The Clash's personal items, including the Fender bass guitar Paul Simonon smashed to pieces, are set to be displayed at The Clash: London Calling' exhibit.
The Clash bassist Paul Simonon's smashed Fender bass guitar is going on display 40 years after he destroyed it on stage.
The image of the incident, which took place at the British punk band's New York gig at The Palladium in 1979, was immortalised on the cover of the group's seminal third album 'London Calling', and now several items from that era are being showcased at the Museum of London at the upcoming 'The Clash: London Calling' exhibit.
The stringed instrument is among 100 personal items from the band's history going on display.
Among the pieces is a notebook containing lyrics belonging to late frontman Joe Strummer, drummer Topper Headon's drumsticks, handwritten album sequence note by guitarist Mick Jones and Joe's typewriter.
Beatrice Behlen, senior curator of fashion and decorative arts at the museum, commented: ''This display will provide a brand new, exciting and vibrant take on this, showcasing rarely seen personal objects and telling the incredible story of how 'London Calling' was, and for many still is, the sound of a generation.''
Paul previously revealed he got angry and destroyed the bass guitar because staff at the venue weren't allowing fans to move out of their seats to rock out.
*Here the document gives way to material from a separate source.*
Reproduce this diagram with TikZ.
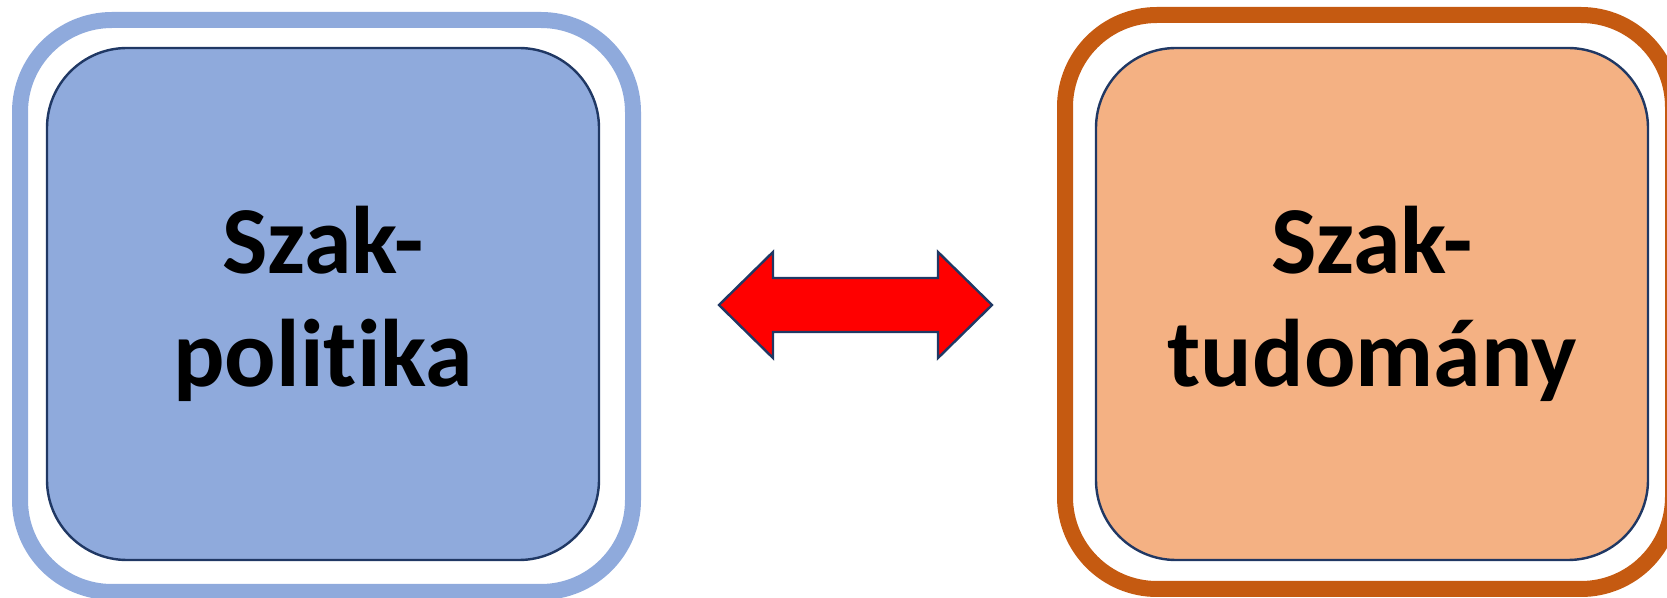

He recalled: ''That frustrated me to the point that I destroyed this bass guitar.
''Unfortunately you always sort of tend to destroy the things you love.''
Meanwhile, Sony Music are releasing 'The London Calling Scrapbook', which comes with a copy of the album, lyrics, notes, photos and previously unseen material, on November 15.
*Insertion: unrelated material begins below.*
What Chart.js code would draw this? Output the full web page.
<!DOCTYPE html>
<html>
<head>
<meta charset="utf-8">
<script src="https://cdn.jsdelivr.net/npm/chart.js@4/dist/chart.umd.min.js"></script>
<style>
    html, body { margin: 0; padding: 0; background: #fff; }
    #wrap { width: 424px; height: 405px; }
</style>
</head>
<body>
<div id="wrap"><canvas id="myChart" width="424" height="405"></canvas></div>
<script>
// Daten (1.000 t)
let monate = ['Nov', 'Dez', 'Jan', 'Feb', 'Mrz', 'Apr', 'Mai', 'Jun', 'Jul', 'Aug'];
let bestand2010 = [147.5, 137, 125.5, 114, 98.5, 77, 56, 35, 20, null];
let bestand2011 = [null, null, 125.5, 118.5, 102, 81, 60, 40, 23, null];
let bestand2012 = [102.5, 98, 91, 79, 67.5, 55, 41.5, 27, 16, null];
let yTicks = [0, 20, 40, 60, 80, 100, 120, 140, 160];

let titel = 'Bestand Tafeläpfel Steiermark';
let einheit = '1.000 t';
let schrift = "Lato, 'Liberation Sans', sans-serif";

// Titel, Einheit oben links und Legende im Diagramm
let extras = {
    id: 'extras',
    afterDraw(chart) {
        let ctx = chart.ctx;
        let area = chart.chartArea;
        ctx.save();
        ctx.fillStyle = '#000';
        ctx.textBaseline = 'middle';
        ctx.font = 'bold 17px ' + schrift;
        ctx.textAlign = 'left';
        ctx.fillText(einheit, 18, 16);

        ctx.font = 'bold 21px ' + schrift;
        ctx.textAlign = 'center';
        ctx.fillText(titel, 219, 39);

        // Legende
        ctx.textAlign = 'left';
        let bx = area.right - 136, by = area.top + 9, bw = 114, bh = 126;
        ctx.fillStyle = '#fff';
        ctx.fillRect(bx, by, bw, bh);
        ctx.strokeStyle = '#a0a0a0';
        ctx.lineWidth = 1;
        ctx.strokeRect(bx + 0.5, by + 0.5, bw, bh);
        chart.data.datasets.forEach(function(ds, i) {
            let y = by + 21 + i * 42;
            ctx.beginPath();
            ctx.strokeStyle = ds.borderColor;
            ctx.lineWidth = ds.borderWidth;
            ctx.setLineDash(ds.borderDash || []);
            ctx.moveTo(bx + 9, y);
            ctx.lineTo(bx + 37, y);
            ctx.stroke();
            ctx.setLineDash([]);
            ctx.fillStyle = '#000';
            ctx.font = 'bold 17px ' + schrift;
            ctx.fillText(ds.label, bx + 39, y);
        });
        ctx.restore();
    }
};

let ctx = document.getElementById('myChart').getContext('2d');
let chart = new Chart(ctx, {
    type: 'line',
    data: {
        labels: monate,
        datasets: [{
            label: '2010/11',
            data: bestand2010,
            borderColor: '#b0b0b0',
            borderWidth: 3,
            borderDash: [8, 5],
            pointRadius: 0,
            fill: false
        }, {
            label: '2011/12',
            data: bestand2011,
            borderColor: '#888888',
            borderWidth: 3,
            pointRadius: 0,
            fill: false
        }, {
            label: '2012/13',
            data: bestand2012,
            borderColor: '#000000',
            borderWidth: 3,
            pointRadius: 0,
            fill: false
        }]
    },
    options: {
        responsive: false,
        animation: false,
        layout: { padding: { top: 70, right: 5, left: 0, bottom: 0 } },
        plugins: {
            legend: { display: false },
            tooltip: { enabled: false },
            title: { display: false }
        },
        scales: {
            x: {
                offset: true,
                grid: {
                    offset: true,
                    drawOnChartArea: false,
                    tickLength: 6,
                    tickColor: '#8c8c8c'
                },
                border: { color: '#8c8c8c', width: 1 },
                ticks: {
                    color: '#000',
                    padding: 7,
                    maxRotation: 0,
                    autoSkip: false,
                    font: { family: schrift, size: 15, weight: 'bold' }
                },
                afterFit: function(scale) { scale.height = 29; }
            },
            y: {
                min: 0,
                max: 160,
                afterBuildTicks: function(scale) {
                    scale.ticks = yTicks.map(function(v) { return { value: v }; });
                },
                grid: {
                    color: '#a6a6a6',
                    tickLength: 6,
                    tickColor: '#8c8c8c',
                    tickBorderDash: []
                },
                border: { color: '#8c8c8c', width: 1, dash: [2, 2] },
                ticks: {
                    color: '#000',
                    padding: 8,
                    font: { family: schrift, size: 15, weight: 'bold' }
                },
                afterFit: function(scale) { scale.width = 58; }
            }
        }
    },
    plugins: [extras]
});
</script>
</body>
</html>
Whilst October 11 will see the record reissued on cd, vinyl and cassette, in a special sleeve featuring the layers of artwork by Ray Lowry with photography by Pennie Smith.
The iconic platinum-selling album saw the band step out of their punk rock comfort zone and explore reggae, rockabilly, ska, New Orleans R&B, pop, lounge jazz and hard rock, and was highly relatable as they tackled London's high levels of unemployment, drug use and racism through real-life and fictional characters.
'The Clash: London Calling' is free and will run from November 15 until spring 2020.